Stated problem
Copy the data exactly from the line that contains "Write a Python" through the line that contains "ax = fig.add_axes([0, 0, 1, 1])", keeping both end lines and leaving out everything else.
'''
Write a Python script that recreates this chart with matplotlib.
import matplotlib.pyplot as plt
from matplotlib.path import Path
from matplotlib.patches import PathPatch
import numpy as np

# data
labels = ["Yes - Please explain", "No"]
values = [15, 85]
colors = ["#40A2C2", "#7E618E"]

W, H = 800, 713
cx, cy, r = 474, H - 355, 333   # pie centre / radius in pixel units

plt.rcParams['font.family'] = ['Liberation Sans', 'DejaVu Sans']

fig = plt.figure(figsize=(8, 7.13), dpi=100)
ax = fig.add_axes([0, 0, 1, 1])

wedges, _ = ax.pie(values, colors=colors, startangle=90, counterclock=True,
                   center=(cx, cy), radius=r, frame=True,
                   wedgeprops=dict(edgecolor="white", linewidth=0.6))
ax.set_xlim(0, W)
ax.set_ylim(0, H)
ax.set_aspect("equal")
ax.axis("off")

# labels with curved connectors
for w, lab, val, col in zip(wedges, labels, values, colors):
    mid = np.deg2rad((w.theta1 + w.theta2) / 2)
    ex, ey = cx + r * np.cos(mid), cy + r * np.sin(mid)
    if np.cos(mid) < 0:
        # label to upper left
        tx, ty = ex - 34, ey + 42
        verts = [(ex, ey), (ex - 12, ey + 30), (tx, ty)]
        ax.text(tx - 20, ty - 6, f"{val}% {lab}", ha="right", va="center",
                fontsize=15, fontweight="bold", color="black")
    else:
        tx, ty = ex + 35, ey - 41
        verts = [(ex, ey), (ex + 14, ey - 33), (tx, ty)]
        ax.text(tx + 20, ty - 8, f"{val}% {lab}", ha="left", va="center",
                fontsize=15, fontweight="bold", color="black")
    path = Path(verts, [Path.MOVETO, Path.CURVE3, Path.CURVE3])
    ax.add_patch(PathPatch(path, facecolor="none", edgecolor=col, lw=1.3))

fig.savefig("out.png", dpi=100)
'''
'''
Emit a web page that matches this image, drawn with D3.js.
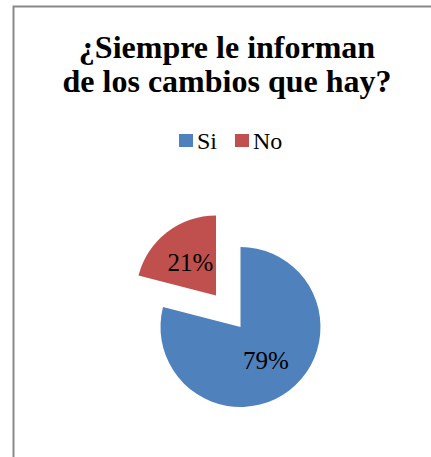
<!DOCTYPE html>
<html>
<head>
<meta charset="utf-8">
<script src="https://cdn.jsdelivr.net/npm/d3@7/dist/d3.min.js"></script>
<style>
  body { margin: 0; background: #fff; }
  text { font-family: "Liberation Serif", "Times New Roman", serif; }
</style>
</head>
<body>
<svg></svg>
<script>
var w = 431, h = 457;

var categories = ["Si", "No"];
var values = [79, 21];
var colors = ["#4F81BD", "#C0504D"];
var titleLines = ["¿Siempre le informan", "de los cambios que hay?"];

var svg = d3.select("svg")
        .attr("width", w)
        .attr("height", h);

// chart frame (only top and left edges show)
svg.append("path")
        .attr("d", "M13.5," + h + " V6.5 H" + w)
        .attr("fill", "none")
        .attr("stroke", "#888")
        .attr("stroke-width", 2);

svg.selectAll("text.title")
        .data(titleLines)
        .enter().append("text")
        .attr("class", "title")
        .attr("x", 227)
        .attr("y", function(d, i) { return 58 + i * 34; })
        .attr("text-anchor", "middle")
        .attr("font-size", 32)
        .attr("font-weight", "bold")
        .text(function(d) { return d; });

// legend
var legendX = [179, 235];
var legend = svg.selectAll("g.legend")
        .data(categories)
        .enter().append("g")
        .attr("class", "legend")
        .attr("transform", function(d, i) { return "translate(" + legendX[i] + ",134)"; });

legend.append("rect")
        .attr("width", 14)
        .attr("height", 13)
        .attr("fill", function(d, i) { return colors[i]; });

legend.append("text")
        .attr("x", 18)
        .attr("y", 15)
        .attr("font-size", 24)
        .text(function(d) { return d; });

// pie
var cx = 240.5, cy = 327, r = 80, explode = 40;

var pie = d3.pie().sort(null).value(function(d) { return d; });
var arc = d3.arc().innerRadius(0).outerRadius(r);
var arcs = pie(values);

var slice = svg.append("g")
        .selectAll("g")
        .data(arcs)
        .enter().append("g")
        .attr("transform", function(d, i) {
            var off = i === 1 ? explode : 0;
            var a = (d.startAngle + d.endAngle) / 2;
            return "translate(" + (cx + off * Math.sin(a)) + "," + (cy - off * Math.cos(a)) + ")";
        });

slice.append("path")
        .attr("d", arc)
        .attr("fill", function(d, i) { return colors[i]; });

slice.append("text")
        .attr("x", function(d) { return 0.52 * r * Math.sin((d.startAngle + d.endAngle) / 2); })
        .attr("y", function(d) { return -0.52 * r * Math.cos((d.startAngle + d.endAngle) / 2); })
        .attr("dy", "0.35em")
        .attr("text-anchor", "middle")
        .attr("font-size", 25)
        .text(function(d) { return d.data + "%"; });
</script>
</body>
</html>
'''
Full output
Write a Python script that recreates this chart with matplotlib.
import matplotlib.pyplot as plt
from matplotlib.path import Path
from matplotlib.patches import PathPatch
import numpy as np

# data
labels = ["Yes - Please explain", "No"]
values = [15, 85]
colors = ["#40A2C2", "#7E618E"]

W, H = 800, 713
cx, cy, r = 474, H - 355, 333   # pie centre / radius in pixel units

plt.rcParams['font.family'] = ['Liberation Sans', 'DejaVu Sans']

fig = plt.figure(figsize=(8, 7.13), dpi=100)
ax = fig.add_axes([0, 0, 1, 1])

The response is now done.